Reading Time: 4 minutes
Telenor’s Senior Research Scientist Pablo Ortiz is one of the experts trying to make automatic speech recognition (ASR) a reality through the “Scribe” project. This project consists of Telenor and a team of enthusiastic collaborators from the Norwegian national broadcaster NRK, the National Library of Norway, and the Norwegian University of Science and Technology (NTNU), who are exploring the broad societal impact of automatically transcribing speech to text.
From improving accessibility for the hearing impaired to advancing machine learning competence for ASR in Norwegian, this project extends far beyond Telenor customer service.
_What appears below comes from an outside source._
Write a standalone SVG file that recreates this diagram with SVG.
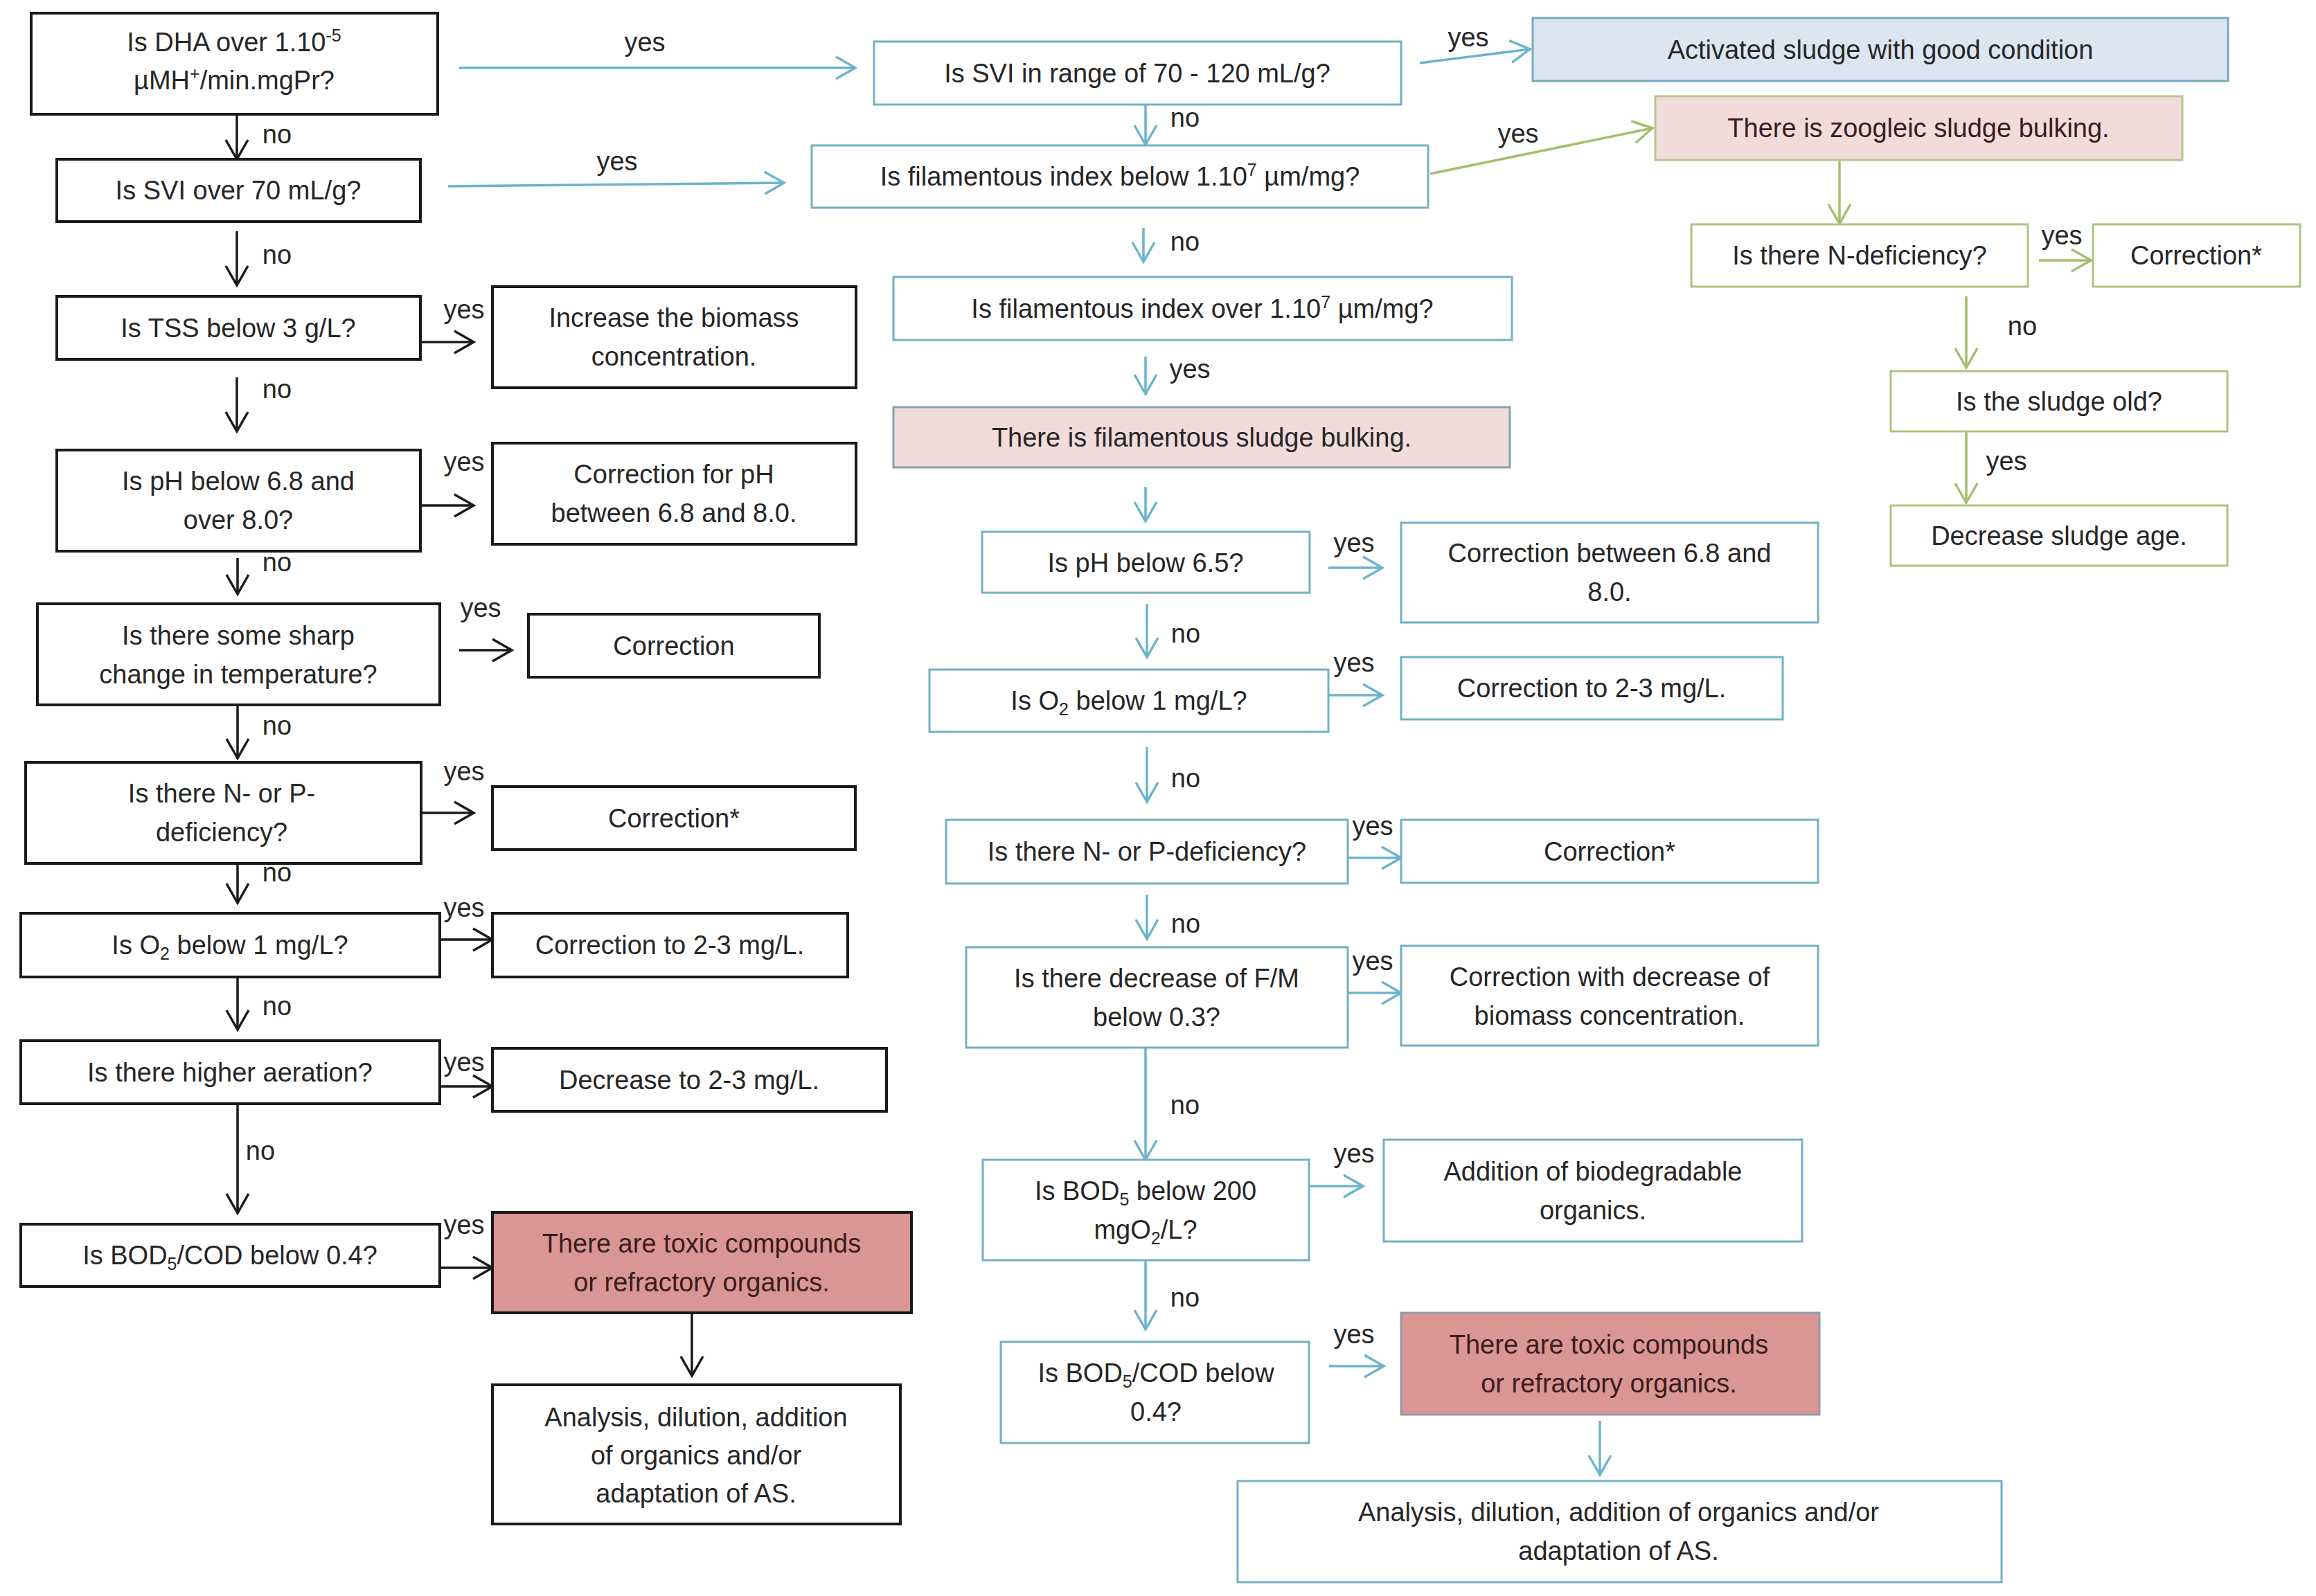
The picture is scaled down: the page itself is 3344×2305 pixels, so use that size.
<svg xmlns="http://www.w3.org/2000/svg" width="3344" height="2305" viewBox="0 0 3344 2305">
<defs>
<style>
.t{font-family:"Liberation Sans",Arial,sans-serif;font-size:38px;fill:#262626;text-anchor:middle}
.r{fill:#3a1c1c}
.lb{font-family:"Liberation Sans",Arial,sans-serif;font-size:38px;fill:#262626;text-anchor:middle}
.kb{fill:#fff;stroke:#1a1a1a;stroke-width:4}
.kr{fill:#d99694;stroke:#1a1a1a;stroke-width:4}
.bb{fill:#fff;stroke:#72b0c4;stroke-width:3}
.bg{fill:#dce6f2;stroke:#79a9bb;stroke-width:3}
.bp{fill:#f2dcdb;stroke:#7ea3ad;stroke-width:3}
.br{fill:#d99694;stroke:#8e9bab;stroke-width:3}
.gb{fill:#fff;stroke:#adc47f;stroke-width:3}
.gp{fill:#f2dcdb;stroke:#b8c48e;stroke-width:3}
.ck{fill:none;stroke:#1a1a1a;stroke-width:3.5;marker-end:url(#ak)}
.cb{fill:none;stroke:#6cb4cc;stroke-width:3.5;marker-end:url(#ab)}
.cg{fill:none;stroke:#a3bf6e;stroke-width:3.5;marker-end:url(#ag)}
</style>
<marker id="ak" markerUnits="userSpaceOnUse" markerWidth="40" markerHeight="40" viewBox="0 0 40 40" refX="36" refY="20" orient="auto"><path d="M8,4 L36,20 L8,36" fill="none" stroke="#1a1a1a" stroke-width="3.5"/></marker>
<marker id="ab" markerUnits="userSpaceOnUse" markerWidth="40" markerHeight="40" viewBox="0 0 40 40" refX="36" refY="20" orient="auto"><path d="M8,4 L36,20 L8,36" fill="none" stroke="#6cb4cc" stroke-width="3.5"/></marker>
<marker id="ag" markerUnits="userSpaceOnUse" markerWidth="40" markerHeight="40" viewBox="0 0 40 40" refX="36" refY="20" orient="auto"><path d="M8,4 L36,20 L8,36" fill="none" stroke="#a3bf6e" stroke-width="3.5"/></marker>
</defs>
<rect width="3344" height="2305" fill="#fff"/>

<g id="connectors">
<path class="ck" d="M342,165 V230"/>
<path class="ck" d="M342,334 V412"/>
<path class="ck" d="M342,545 V623"/>
<path class="ck" d="M607,494 H684"/>
<path class="ck" d="M607,730 H684"/>
<path class="ck" d="M343,806 V858"/>
<path class="ck" d="M663,939 H739"/>
<path class="ck" d="M343,1018 V1095"/>
<path class="ck" d="M608,1174 H684"/>
<path class="ck" d="M343,1227 V1304"/>
<path class="ck" d="M635,1357 H711"/>
<path class="ck" d="M343,1411 V1487"/>
<path class="ck" d="M635,1569 H711"/>
<path class="ck" d="M343,1594 V1752"/>
<path class="ck" d="M635,1831 H711"/>
<path class="ck" d="M999,1882 V1987"/>

<path class="cb" d="M663,98 H1235"/>
<path class="cb" d="M647,269 L1132,264"/>
<path class="cb" d="M2050,91 L2209,71"/>
<path class="cb" d="M1654,151 V209"/>
<path class="cb" d="M1651,329 V378"/>
<path class="cb" d="M1654,515 V569"/>
<path class="cb" d="M1654,703 V753"/>
<path class="cb" d="M1918,820 H1996"/>
<path class="cb" d="M1656,872 V949"/>
<path class="cb" d="M1918,1004 H1996"/>
<path class="cb" d="M1656,1079 V1158"/>
<path class="cb" d="M1946,1239 H2023"/>
<path class="cb" d="M1656,1292 V1356"/>
<path class="cb" d="M1946,1434 H2023"/>
<path class="cb" d="M1654,1513 V1675"/>
<path class="cb" d="M1892,1713 H1968"/>
<path class="cb" d="M1654,1820 V1920"/>
<path class="cb" d="M1919,1973 H1998"/>
<path class="cb" d="M2310,2052 V2130"/>

<path class="cg" d="M2065,251 L2386,185"/>
<path class="cg" d="M2656,231 V323"/>
<path class="cg" d="M2944,376 H3019"/>
<path class="cg" d="M2839,428 V531"/>
<path class="cg" d="M2839,623 V726"/>

<g class="lb">
<text x="400" y="207">no</text>
<text x="400" y="381">no</text>
<text x="400" y="575">no</text>
<text x="400" y="825">no</text>
<text x="400" y="1061">no</text>
<text x="400" y="1273">no</text>
<text x="400" y="1466">no</text>
<text x="376" y="1675">no</text>
<text x="670" y="460">yes</text>
<text x="670" y="680">yes</text>
<text x="694" y="891">yes</text>
<text x="670" y="1127">yes</text>
<text x="670" y="1324">yes</text>
<text x="670" y="1547">yes</text>
<text x="670" y="1782">yes</text>
<text x="931" y="74">yes</text>
<text x="891" y="246">yes</text>
<text x="2120" y="67">yes</text>
<text x="1711" y="183">no</text>
<text x="1711" y="362">no</text>
<text x="1718" y="546">yes</text>
<text x="1955" y="797">yes</text>
<text x="1712" y="928">no</text>
<text x="1955" y="970">yes</text>
<text x="1712" y="1137">no</text>
<text x="1982" y="1206">yes</text>
<text x="1712" y="1347">no</text>
<text x="1982" y="1401">yes</text>
<text x="1711" y="1609">no</text>
<text x="1955" y="1679">yes</text>
<text x="1711" y="1887">no</text>
<text x="1955" y="1940">yes</text>
<text x="2192" y="206">yes</text>
<text x="2977" y="353">yes</text>
<text x="2920" y="484">no</text>
<text x="2897" y="679">yes</text>
</g>
</g>

<g id="B1"><rect class="kb" x="45" y="19" width="587" height="146"/>
<text class="t" x="338" y="74">Is DHA over 1.10<tspan dy="-14" font-size="25">-5</tspan></text>
<text class="t" x="338" y="129">µMH<tspan dy="-14" font-size="25">+</tspan><tspan dy="14">/min.mgPr?</tspan></text></g>
<g id="B2"><rect class="kb" x="82" y="230" width="525" height="90"/><text class="t" x="344" y="288">Is SVI over 70 mL/g?</text></g>
<g id="B3"><rect class="kb" x="82" y="428" width="525" height="91"/><text class="t" x="344" y="487">Is TSS below 3 g/L?</text></g>
<g id="B3r"><rect class="kb" x="711" y="414" width="525" height="146"/><text class="t" x="973" y="472">Increase the biomass</text><text class="t" x="973" y="528">concentration.</text></g>
<g id="B4"><rect class="kb" x="82" y="650" width="525" height="146"/><text class="t" x="344" y="708">Is pH below 6.8 and</text><text class="t" x="344" y="764">over 8.0?</text></g>
<g id="B4r"><rect class="kb" x="711" y="640" width="525" height="146"/><text class="t" x="973" y="698">Correction for pH</text><text class="t" x="973" y="754">between 6.8 and 8.0.</text></g>
<g id="B5"><rect class="kb" x="54" y="872" width="581" height="146"/><text class="t" x="344" y="931">Is there some sharp</text><text class="t" x="344" y="987">change in temperature?</text></g>
<g id="B5r"><rect class="kb" x="763" y="887" width="420" height="91"/><text class="t" x="973" y="946">Correction</text></g>
<g id="B6"><rect class="kb" x="37" y="1101" width="571" height="146"/><text class="t" x="320" y="1159">Is there N- or P-</text><text class="t" x="320" y="1215">deficiency?</text></g>
<g id="B6r"><rect class="kb" x="711" y="1136" width="524" height="91"/><text class="t" x="973" y="1195">Correction*</text></g>
<g id="B7"><rect class="kb" x="30" y="1319" width="605" height="92"/><text class="t" x="332" y="1378">Is O<tspan dy="8" font-size="25">2</tspan><tspan dy="-8"> below 1 mg/L?</tspan></text></g>
<g id="B7r"><rect class="kb" x="711" y="1319" width="513" height="92"/><text class="t" x="967" y="1378">Correction to 2-3 mg/L.</text></g>
<g id="B8"><rect class="kb" x="30" y="1503" width="605" height="91"/><text class="t" x="332" y="1562">Is there higher aeration?</text></g>
<g id="B8r"><rect class="kb" x="711" y="1514" width="569" height="91"/><text class="t" x="995" y="1573">Decrease to 2-3 mg/L.</text></g>
<g id="B9"><rect class="kb" x="30" y="1768" width="605" height="90"/><text class="t" x="332" y="1826">Is BOD<tspan dy="8" font-size="25">5</tspan><tspan dy="-8">/COD below 0.4?</tspan></text></g>
<g id="B9r"><rect class="kb kr" x="711" y="1751" width="605" height="145"/><text class="t r" x="1013" y="1809">There are toxic compounds</text><text class="t r" x="1013" y="1865">or refractory organics.</text></g>
<g id="B10"><rect class="kb" x="711" y="2000" width="589" height="201"/><text class="t" x="1005" y="2060">Analysis, dilution, addition</text><text class="t" x="1005" y="2115">of organics and/or</text><text class="t" x="1005" y="2170">adaptation of AS.</text></g>

<g id="M1"><rect class="bb" x="1262" y="60" width="761" height="91"/><text class="t" x="1642" y="119">Is SVI in range of 70 - 120 mL/g?</text></g>
<g id="G1"><rect class="bg" x="2213" y="26" width="1004" height="91"/><text class="t" x="2715" y="85">Activated sludge with good condition</text></g>
<g id="M2"><rect class="bb" x="1172" y="210" width="890" height="90"/><text class="t" x="1617" y="268">Is filamentous index below 1.10<tspan dy="-14" font-size="25">7</tspan><tspan dy="14"> µm/mg?</tspan></text></g>
<g id="M3"><rect class="bb" x="1290" y="400" width="893" height="91"/><text class="t" x="1736" y="459">Is filamentous index over 1.10<tspan dy="-14" font-size="25">7</tspan><tspan dy="14"> µm/mg?</tspan></text></g>
<g id="M4"><rect class="bp" x="1290" y="588" width="890" height="87"/><text class="t" x="1735" y="645">There is filamentous sludge bulking.</text></g>
<g id="M5"><rect class="bb" x="1418" y="768" width="473" height="88"/><text class="t" x="1654" y="826">Is pH below 6.5?</text></g>
<g id="M5r"><rect class="bb" x="2023" y="755" width="602" height="144"/><text class="t" x="2324" y="812">Correction between 6.8 and</text><text class="t" x="2324" y="868">8.0.</text></g>
<g id="M6"><rect class="bb" x="1342" y="967" width="576" height="90"/><text class="t" x="1630" y="1025">Is O<tspan dy="8" font-size="25">2</tspan><tspan dy="-8"> below 1 mg/L?</tspan></text></g>
<g id="M6r"><rect class="bb" x="2023" y="949" width="551" height="90"/><text class="t" x="2298" y="1007">Correction to 2-3 mg/L.</text></g>
<g id="M7"><rect class="bb" x="1366" y="1184" width="580" height="92"/><text class="t" x="1656" y="1243">Is there N- or P-deficiency?</text></g>
<g id="M7r"><rect class="bb" x="2023" y="1184" width="602" height="91"/><text class="t" x="2324" y="1243">Correction*</text></g>
<g id="M8"><rect class="bb" x="1395" y="1368" width="551" height="145"/><text class="t" x="1670" y="1426">Is there decrease of F/M</text><text class="t" x="1670" y="1482">below 0.3?</text></g>
<g id="M8r"><rect class="bb" x="2023" y="1366" width="602" height="144"/><text class="t" x="2324" y="1424">Correction with decrease of</text><text class="t" x="2324" y="1480">biomass concentration.</text></g>
<g id="M9"><rect class="bb" x="1419" y="1675" width="471" height="145"/><text class="t" x="1654" y="1733">Is BOD<tspan dy="8" font-size="25">5</tspan><tspan dy="-8"> below 200</tspan></text><text class="t" x="1654" y="1789">mgO<tspan dy="8" font-size="25">2</tspan><tspan dy="-8">/L?</tspan></text></g>
<g id="M9r"><rect class="bb" x="1998" y="1646" width="604" height="147"/><text class="t" x="2300" y="1705">Addition of biodegradable</text><text class="t" x="2300" y="1761">organics.</text></g>
<g id="M10"><rect class="bb" x="1445" y="1938" width="445" height="146"/><text class="t" x="1669" y="1996">Is BOD<tspan dy="8" font-size="25">5</tspan><tspan dy="-8">/COD below</tspan></text><text class="t" x="1669" y="2052">0.4?</text></g>
<g id="M10r"><rect class="br" x="2023" y="1896" width="604" height="147"/><text class="t r" x="2323" y="1955">There are toxic compounds</text><text class="t r" x="2323" y="2011">or refractory organics.</text></g>
<g id="M11"><rect class="bb" x="1787" y="2139" width="1103" height="146"/><text class="t" x="2337" y="2197">Analysis, dilution, addition of organics and/or</text><text class="t" x="2337" y="2253">adaptation of AS.</text></g>

<g id="Z1"><rect class="gp" x="2390" y="139" width="761" height="92"/><text class="t r" x="2770" y="198">There is zoogleic sludge bulking.</text></g>
<g id="Z2"><rect class="gb" x="2442" y="324" width="486" height="90"/><text class="t" x="2685" y="382">Is there N-deficiency?</text></g>
<g id="Z2r"><rect class="gb" x="3022" y="324" width="299" height="90"/><text class="t" x="3171" y="382">Correction*</text></g>
<g id="Z3"><rect class="gb" x="2730" y="536" width="486" height="87"/><text class="t" x="2973" y="593">Is the sludge old?</text></g>
<g id="Z4"><rect class="gb" x="2730" y="730" width="486" height="87"/><text class="t" x="2973" y="787">Decrease sludge age.</text></g>
</svg>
It has the potential to empower both Norwegian society and its language.
“For me, this work is very important because of its direct impact on society, the direct application to industry, and because of the opportunity it offers to model such a complex phenomenon,” explains Ortiz. “I’ve spent half my life trying to understand complex systems in the tiniest detail, and almost everything, deep inside, behaves as a wave. In this project, we are building a model for speech – another wave.”
Ortiz holds a Ph.D. in theoretical physics from the University of Leiden. He has spent much of his academic career building theories for the pre-Big Bang era and testing them with experimental data from NASA and ESA. After leaving academia, he joined Telefonica (in 2016), using his expertise to predict human behaviour with machine learning. He moved to Oslo in 2017 and joined Telenor soon after.
How did you get into the speech–to–text project?
PO: I joined Telenor Norway in 2018, when the work on ASR technology was starting. I came on board to explore the technology to extract reason behind customers’ interactions with customer service. We proved that there was a huge potential to automatically classify all conversations with ASR. The project was paused in late 2019, and in 2020, I moved into Telenor Research and took the lead on this project, working to establish a larger network of academic researchers and increasing the momentum, and collaborating with Telenor Norway, specifically on the data side.
Why would automatic text analysis help Telenor?
PO: It would give us a live dashboard to understand whether customers are angry, happy, have shared issues, and more. This could help with product development, for example, to get a live read on customers to help us market and develop the products and to react even faster and on a more personalised level. It would also help train new customer agents, giving them examples of good and bad conversations from which to learn.
Doesn’t this technology exist already?
PO: Performance is acceptable for the English language but not for Norwegian. Partly because we have a massive amount of data in English, whereas, in Norwegian, it’s scarce. We need a great deal more if we’re going to capture the differences within the language, as people from Trondheim and Oslo have a completely different way of pronouncing some words. Nevertheless, data is not enough when you deal with spontaneous, dialectical speech with multiple participants. This research area is evolving rapidly, and we need new methods to handle real-life situations.
Are there applications for this technology beyond Telenor customer service?
PO: This can have so much impact on a societal level, which is why we applied for a grant with the Research Council of Norway (RCN) and have partnered with NTNU, NRK, and the National Library. Taking this to a broader level helped secure the funding, as the RCN doesn’t fund Telenor customer service projects.
What is it that you find personally motivating about this project?
PO: We are trying to understand how our brains encode knowledge of the world and languages, how we retrieve that information when we hear speech, and then translate it into words. To me, there is something beautiful about this mix of mathematics, physics, language, and neuroscience. It’s much more than data: blindly throwing data into a huge neural network is not the answer. My contribution to this research project is to provide the mathematical abstraction of the mentioned processes and their interaction. Having a meaningful mathematical description of the speech-to-text process will allow us to solve the problem properly. Then we can do something smart with the data.
What’s the next step for Scribe?
PO: It’s to get the data so that we can train and test our algorithms. Our partners can provide data, but if we can record and publish Telenor data (prior informed consent from customers), then the National Library can transcribe it for us, a task valued at several million NOK. Otherwise, we’ll start with NRK data to get the ball rolling. In parallel, we’ll be working on the research and development of new methods.
How long will this project last, and what’s the sentiment among the project members?
PO: The collaboration officially starts in August and will last four years, and it will involve supervision of Master and Ph.D. students as well. There’s so much interest and engagement with this project because everyone sees that we really have a golden opportunity. This is an example of a set of challenges we face in Norway, some of which have been mastered for high-resource languages but not yet for Norwegian. We see that this can have a great impact both for Telenor and Norwegian society-at-large.